By Matthew Beecham | 19 June 2007

The dual-clutch transmission (DCT) combines the advantages of a conventional manual shift with the qualities of a modern automatic transmission. ZF is among the front-runners developing DCT systems. Matthew Beecham talked to Dr Wolf-Ekkehard Krieg, Executive Vice President ZF Sachs AG, Powertrain Division, about the company's DCT.

just-auto: How do you think the clutch-less transmissions market will develop in Europe?

Dr Krieg: If you consider the fact that a torque converter is also a kind of clutch, in this case a hydrodynamic one, we think that the range of starting elements will still be incorporated in most successful transmission types on the market in the mid-term perspective.

just-auto: Could you talk us through the background to ZF´s research into its DCT concept?
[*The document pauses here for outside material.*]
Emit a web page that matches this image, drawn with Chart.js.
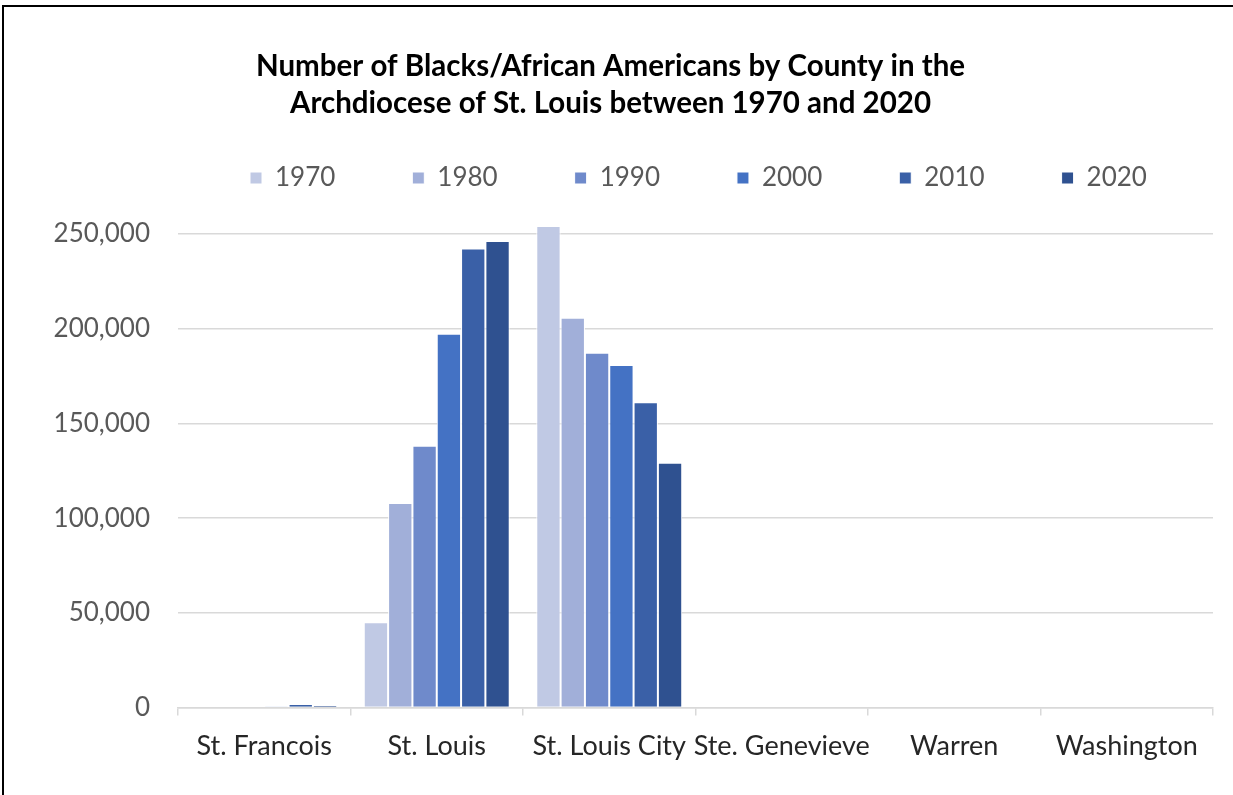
<!DOCTYPE html>
<html><head><meta charset="utf-8">
<script src="https://cdn.jsdelivr.net/npm/chart.js@4.4.1/dist/chart.umd.min.js"></script>
<style>
html,body{margin:0;padding:0;background:#fff;overflow:hidden;}
#wrap{position:relative;width:1233px;height:795px;}
#frame{position:absolute;left:2px;top:5px;width:1260px;height:820px;border-top:2px solid #000;border-left:2px solid #000;box-sizing:border-box;pointer-events:none;}
canvas{position:absolute;left:0;top:0;}
</style></head><body>
<div id="wrap"><canvas id="c" width="1233" height="795"></canvas><div id="frame"></div></div>
<script>
// ---- data ----
const counties = ['St. Francois', 'St. Louis', 'St. Louis City', 'Ste. Genevieve', 'Warren', 'Washington'];
const years = ['1970', '1980', '1990', '2000', '2010', '2020'];
const v1970 = [0, 45000, 254200, 0, 0, 0];
const v1980 = [0, 108000, 205800, 0, 0, 0];
const v1990 = [0, 138200, 187300, 0, 0, 0];
const v2000 = [300, 197400, 180800, 0, 0, 0];
const v2010 = [1900, 242300, 161200, 0, 0, 0];
const v2020 = [1400, 246300, 129200, 0, 0, 0];
const seriesValues = [v1970, v1980, v1990, v2000, v2010, v2020];
const yMin = 0, yMax = 250000, yStep = 50000;
const titleLines = ['Number of Blacks/African Americans by County in the', 'Archdiocese of St. Louis between 1970 and 2020'];

// ---- style ----
const colors = ['#c0c9e4', '#a1afd9', '#6f8acb', '#4472c4', '#3a60a7', '#2f5190'];
const FONT = 'Lato';
Chart.defaults.font.family = FONT;

const legendFontSize = 26;
const mctx = document.createElement('canvas').getContext('2d');
mctx.font = legendFontSize + 'px ' + FONT;
const textW = mctx.measureText('2000').width;
const legendPad = Math.round(162 - 12 - legendFontSize / 2 - textW);
const itemH = legendFontSize;
const legendTop = 178 - itemH / 2 - legendPad;
const titleSize = 29.5, titleLineH = 37, titlePadTop = 48;
const titlePadBottom = legendTop - (titlePadTop + 2 * titleLineH);
const legendNaturalBottom = legendTop + itemH + legendPad + 10;
const extraLegend = 234 - legendNaturalBottom;
const legendFirstBoxX = 250;

const legendFix = {
  id: 'legendFix',
  beforeInit(chart) {
    const lg = chart.legend;
    if (!lg) return;
    const orig = lg.fit;
    lg.fit = function () { orig.call(this); this.height += extraLegend; };
  },
  afterLayout(chart) {
    const lg = chart.legend;
    if (!lg || !lg.lineWidths) return;
    // keep the single legend row positioned over the plot area like the original
    lg.right = chart.width + 200;
    lg.left = 2 * legendFirstBoxX - legendPad - lg.right + lg.lineWidths[0];
  }
};

new Chart(document.getElementById('c'), {
  type: 'bar',
  data: {
    labels: counties,
    datasets: years.map((y, i) => ({
      label: y,
      data: seriesValues[i],
      backgroundColor: colors[i],
      borderColor: '#ffffff',
      borderWidth: 1,
      clip: false
    }))
  },
  options: {
    responsive: false,
    animation: false,
    devicePixelRatio: 1,
    categoryPercentage: 0.846,
    barPercentage: 1,
    layout: { padding: { top: 0, left: 8, right: 20, bottom: 19 } },
    plugins: {
      tooltip: { enabled: false },
      title: {
        display: true,
        text: titleLines,
        color: '#000000',
        font: { family: FONT, size: titleSize, weight: 'bold', lineHeight: titleLineH / titleSize },
        padding: { top: titlePadTop, bottom: titlePadBottom }
      },
      legend: {
        display: true,
        position: 'top',
        fullSize: true,
        align: 'center',
        labels: {
          boxWidth: 12,
          boxHeight: 12,
          padding: legendPad,
          color: '#595959',
          font: { family: FONT, size: legendFontSize }
        }
      }
    },
    scales: {
      x: {
        offset: true,
        grid: {
          offset: true,
          display: true,
          drawOnChartArea: false,
          drawTicks: true,
          tickLength: 8,
          color: '#d9d9d9',
          lineWidth: 1.5
        },
        border: { display: true, color: '#d9d9d9', width: 1.5 },
        ticks: {
          color: '#262626',
          font: { family: FONT, size: 27 },
          padding: 14,
          maxRotation: 0,
          autoSkip: false
        }
      },
      y: {
        min: yMin,
        max: yMax,
        afterFit(s) { s.width = 170; },
        grid: { color: '#d9d9d9', lineWidth: 1.5, drawTicks: false },
        border: { display: false },
        ticks: {
          stepSize: yStep,
          color: '#595959',
          font: { family: FONT, size: 26 },
          padding: 28
        }
      }
    }
  },
  plugins: [legendFix]
});
</script>
</body></html>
Dr Krieg: In general we try to optimize all our starting elements concerning reduced fuel consumption and driving comfort. The efforts to reduce fuel consumption and to improve efficiency based on governmental requirements and an increasing environmental consciousness of society are leading today to further developments of modern transmission concepts. Apart from an increase in driving comfort, progressive automation has the overall goal of allowing the vehicle to operate in all driving situations in the optimum engine characteristic range, thereby economically with low emissions while taking account of the driver's wishes. DCTs offer the potential to reduce fuel consumption, enhance driver comfort as well as offer excellent driving dynamics.

just-auto: How does your advanced DCT work?

Dr Krieg: The fundamental principle of the new DCT resides in a combination of a standard countershaft transmission with two power shift clutches. The dual clutch transmission, designed for torques up to 500 Nm, consists of two sub-drives, which are connected to the engine via a dual clutch module with two parallel power shift clutches. Here, one sub-drive integrates the even gears, the other one the odd gears.

One of the advantages of this type of transmission architecture is that while the vehicle runs with one sub-drive, the next gear is already pre-selected in the other. This pre-selection takes place via an electro-hydraulic control unit, the structure of which is based on the pre-controlled valves and pressure regulators of the well-proven ZF automatic transmissions. Based on the pre-selection principle, shifting itself is done by the change between the two power shift clutches only and takes place spontaneously within a few one hundredths of a second without interrupting the tractive force at all. The two wet power shift clutches are integrated in a so-called dual clutch module. In a dual clutch transmission, a converter is entirely dispensed with. Thereby, power losses through additional power transmission elements can be avoided.

just-auto: Where can it be applied?

Dr Krieg: Comparisons of different transmissions concepts have shown that dual clutch transmissions have the potential to be widely accepted besides the current concepts of manual and automatic transmissions. The dual dry system could be an acceptable design for vehicles with an engine torque below 250 (300) Nm in order to reduce fuel consumption and system costs.

An electromechanical actuation of the dual dry clutch and dual clutch transmission would be preferred dependent on the available packaging. Above 250 (300) Nm a dual wet system would be the preferred system principle based on better driving dynamics, achievable comfort level and torque capacity. With this system also, fuel savings can be generated when compared to the traditional manual and automatic transmissions. Peak values of 9,000 revolutions per minute further underline that it is particularly suitable for use in sports vehicles.

just-auto: In what ways does your DCT concept address the technical constraints of competing concepts?

Dr Krieg: Our concept is a radial one with an inner and an outer clutch while some competitors use an axial design with sequential clutches. The main advantage of our concept is that we need less installation space, which is especially important for front-transverse applications.